Building on the success of Adrenaline 2000, the first annual collection of the world's best adventure writing, Adrenaline 2001 continues to extend the Adrenaline brand with more gripping contemporary tales: Jeffrey Tayler (Facing the Congo) finds more than he bargained for on one of the Dark Continent's most dangerous waterways; Malika Oufkir and her siblings escape from a Morrocan jail after 15 years of wrongful imprisonment; Lynn Snowden Picket (Looking for a Fight) finds her own heart of darkness as an angry amateur boxer; Tom Clynes risks his own health to learn more about the Ebola virus, and Greg Child (Fear of Falling) encounters an unexpected challenge while climbing in Kyrgyzstan: terrorists. Like other Adrenaline titles, this one taps one of our greatest literary resources: exceptional human beings in extreme circumstances.
A pretty shitty book. Not only were the stories not very inspiring and oftentimes poorly written, but they weren’t actually short stories at all. They were excerpts from larger works, and I thought the editor did a really poor job: both at selecting the stories in the first place and at choosing which segments to include. There were some abrupt, out of nowhere endings which felt unfinished that I didn’t like at all. Wouldn’t recommend; there are tons of other adventure stories out there and many of them are better then these.

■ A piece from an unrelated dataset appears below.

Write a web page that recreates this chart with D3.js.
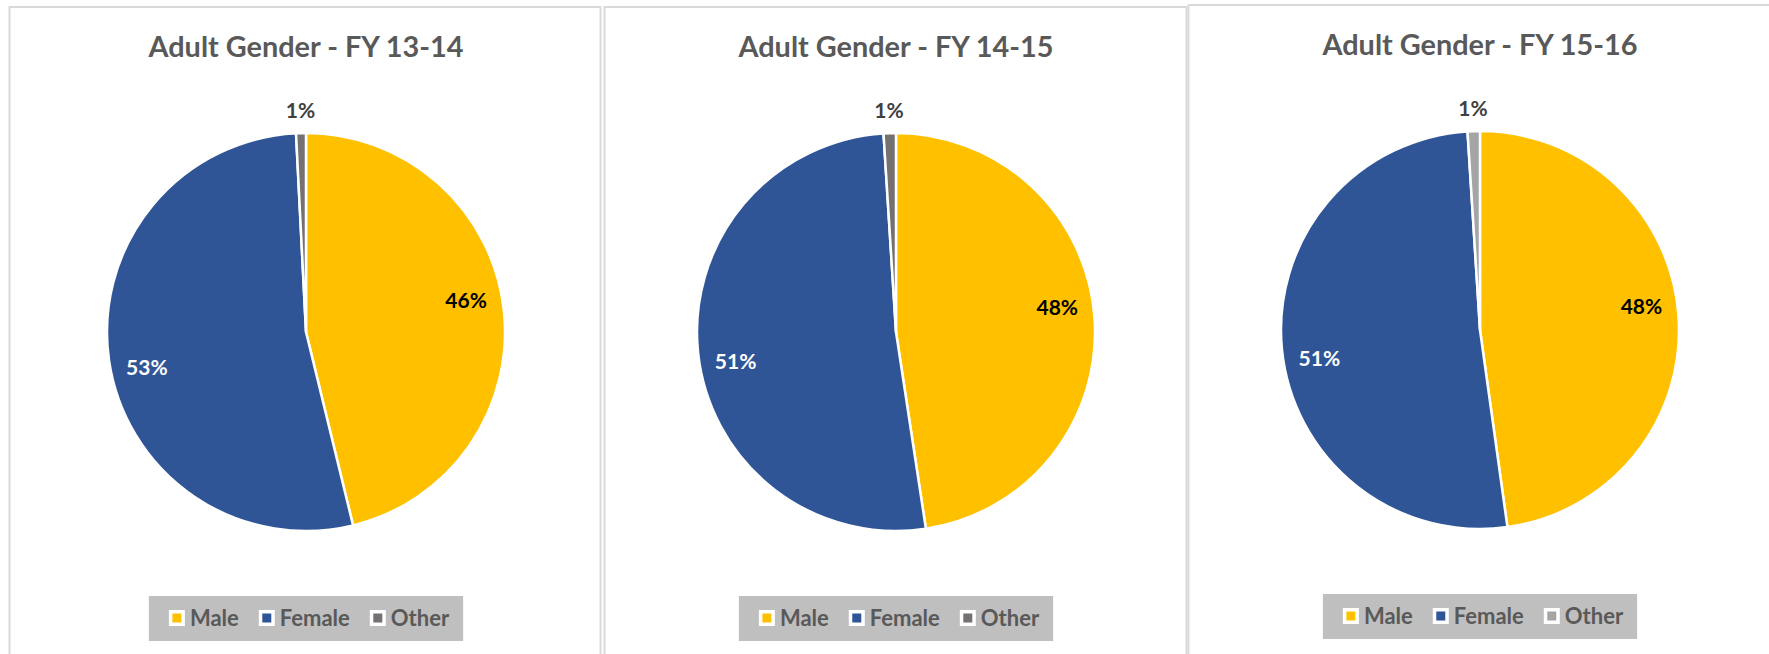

This book had some really awe-inspiring and heart-rending stories, but it also had some slightly boring stories right along with them. Overall, it was well worth the read because of the gems it contains....
Exciting thrilling short stories - a few even touched on deeper topics beyond the fear and faith of each encounter. I few stories in this collection were not as great yet as a whole it was a book I had a difficult time wanting to put down. Usually, at least had to finish the story I was on!